While 5,877 approvals were given to established dwellings (temporary homes for non-residents while in Australia or as houses for Australian staff of foreign-owned firms), this dropped by 36% from the previous year.
This shows that the FIRB regime is working, said Charles Pittar
, CEO of international property website Juwai.com.
“Foreign investment is going right where Australia wants it and is one of the few bright spots of the economy.”
By location, 44% of all residential approvals were in Victoria while 32% were in New South Wales. For approvals in the remaining states and territories, 17% were in Queensland, 4% in Western Australia, 2% in South Australia and 1% in the Australian Capital Territory.
FIRB’s annual report also cited a 2016 paper issued to the Treasury which examined the effect of foreign investment on property prices. In Sydney and Melbourne, it was suggested that foreign buyers increased prices by between $80 and $122 – a modest rise compared to the average jump of $12,800 in these two capital cities.
By country, China continues to dominate in real estate with $31.9bn worth of investment in residential and commercial properties approved. This is followed by the United States ($8.2bn), Singapore ($4.6bn), United Arab Emirates ($3.6bn) and Canada ($3.2bn).

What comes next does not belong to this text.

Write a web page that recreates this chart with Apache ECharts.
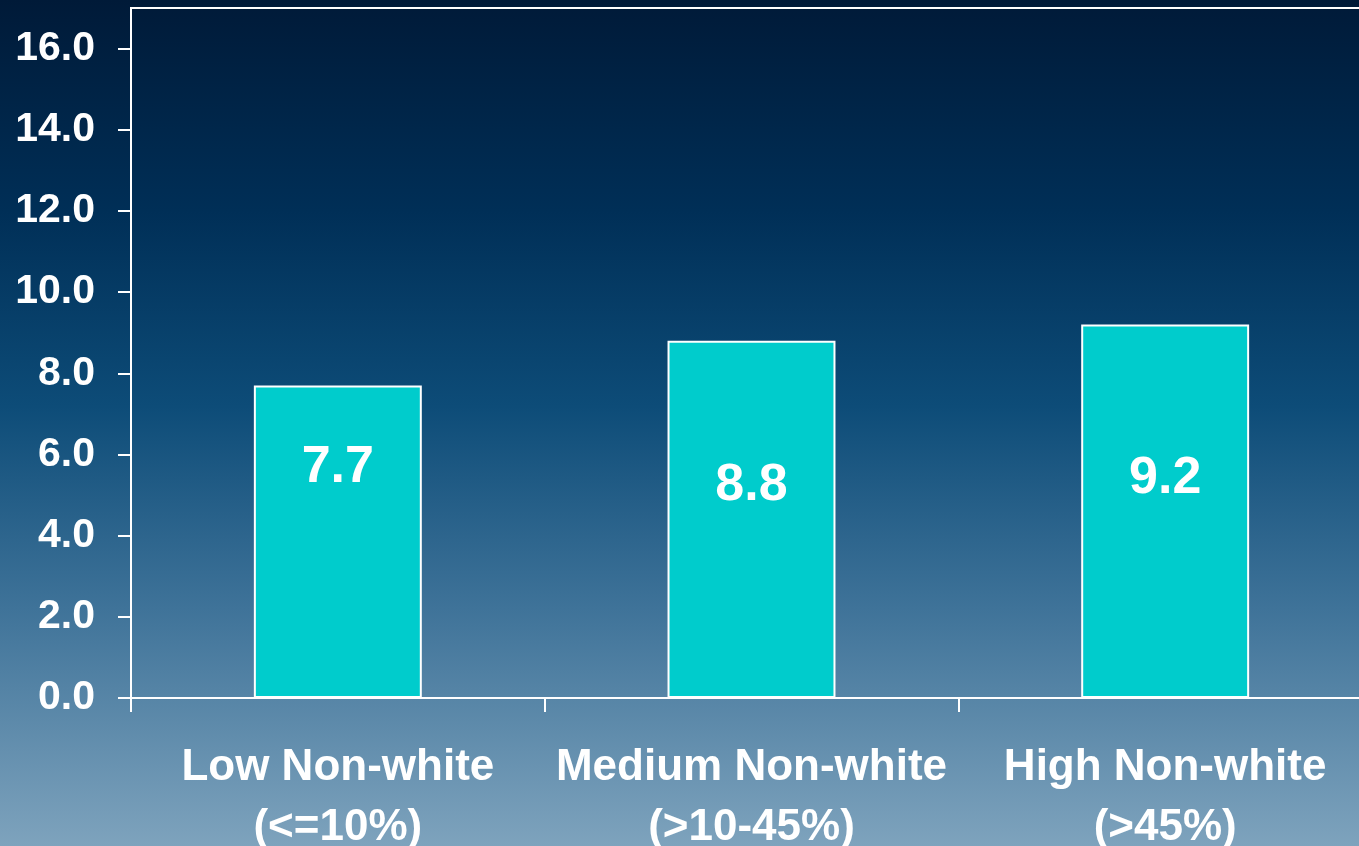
<!DOCTYPE html>
<html>
<head>
<meta charset="utf-8">
<script src="https://cdn.jsdelivr.net/npm/echarts@6/dist/echarts.min.js"></script>
<style>
html,body{margin:0;padding:0;width:1359px;height:846px;overflow:hidden;}
#chart{width:1359px;height:846px;}
</style>
</head>
<body>
<div id="chart"></div>
<script>
// Data
const categories = ['Low Non-white\n(<=10%)', 'Medium Non-white\n(>10-45%)', 'High Non-white\n(>45%)'];
const values = [7.7, 8.8, 9.2];
const yTicks = [0, 2, 4, 6, 8, 10, 12, 14, 16];
// label vertical offsets (styling)
const labelOffsets = [-74, -34, -33];

const chart = echarts.init(document.getElementById('chart'));
const font = '"Liberation Sans", Arial, sans-serif';

const option = {
  backgroundColor: {
    type: 'linear', x: 0, y: 0, x2: 0, y2: 1,
    colorStops: [
      { offset: 0, color: '#001a38' },
      { offset: 0.25, color: '#002f57' },
      { offset: 0.48, color: '#0d4c78' },
      { offset: 0.72, color: '#3f7399' },
      { offset: 1, color: '#7ea3bd' }
    ]
  },
  animation: false,
  grid: {
    left: 131, right: -13, top: 8, bottom: 148,
    outerBoundsMode: 'none', containLabel: false,
    show: true, borderColor: '#ffffff', borderWidth: 2, backgroundColor: 'transparent'
  },
  xAxis: {
    type: 'category',
    data: categories,
    axisLine: { show: true, lineStyle: { color: '#ffffff', width: 2 } },
    axisTick: { show: true, length: 14, alignWithLabel: false, lineStyle: { color: '#ffffff', width: 2 } },
    axisLabel: {
      color: '#ffffff', fontFamily: font, fontWeight: 'bold', fontSize: 44,
      lineHeight: 60, margin: 40, interval: 0
    },
    splitLine: { show: false }
  },
  yAxis: {
    type: 'value',
    min: 0, max: 17,
    axisLine: { show: true, lineStyle: { color: '#ffffff', width: 2 } },
    axisTick: { show: true, length: 13, customValues: yTicks, lineStyle: { color: '#ffffff', width: 2 } },
    axisLabel: {
      customValues: yTicks,
      color: '#ffffff', fontFamily: font, fontWeight: 'bold', fontSize: 41, margin: 36,
      padding: [5, 0, 0, 0],
      formatter: v => v.toFixed(1)
    },
    splitLine: { show: false }
  },
  series: [{
    type: 'bar',
    barWidth: '40.6%',
    data: values.map((v, i) => ({
      value: v,
      label: { offset: [0, labelOffsets[i]] }
    })),
    itemStyle: { color: '#00cccc', borderColor: '#ffffff', borderWidth: 2 },
    label: {
      show: true, position: 'inside', color: '#ffffff',
      fontFamily: font, fontWeight: 'bold', fontSize: 52,
      formatter: p => p.value.toFixed(1)
    }
  }]
};
chart.setOption(option);
</script>
</body>
</html>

Despite the large proportion of Chinese investment, this represents a slow down between this financial year and the last, said Pittar.
“Over the past year we have seen growth in Chinese investment level off, from a white hot 90% growth in Chinese buyer inquiries via Juwai.com in 2015 to 28% in 2016. Growth will probably be lower still this year, unless it receives some sort of push from loosening regulations in China.”
The low number of divestments which were forced due to non-compliance also shows that foreign investors are very well behaved, he said.
“The rate of noncompliance is so tiny as to be almost invisible. While estimates show that one in 20 wealthy Australians cheat on their taxes, fewer than one in 1,000 foreign investors cheat in the property market.”
Pittar also said that concerns about Chinese investors were overblown.
“Despite the rapid growth in Chinese investment, the US owns about four times more of Australia than China does, so worries that we’re selling off the country to the Chinese are unwarranted.”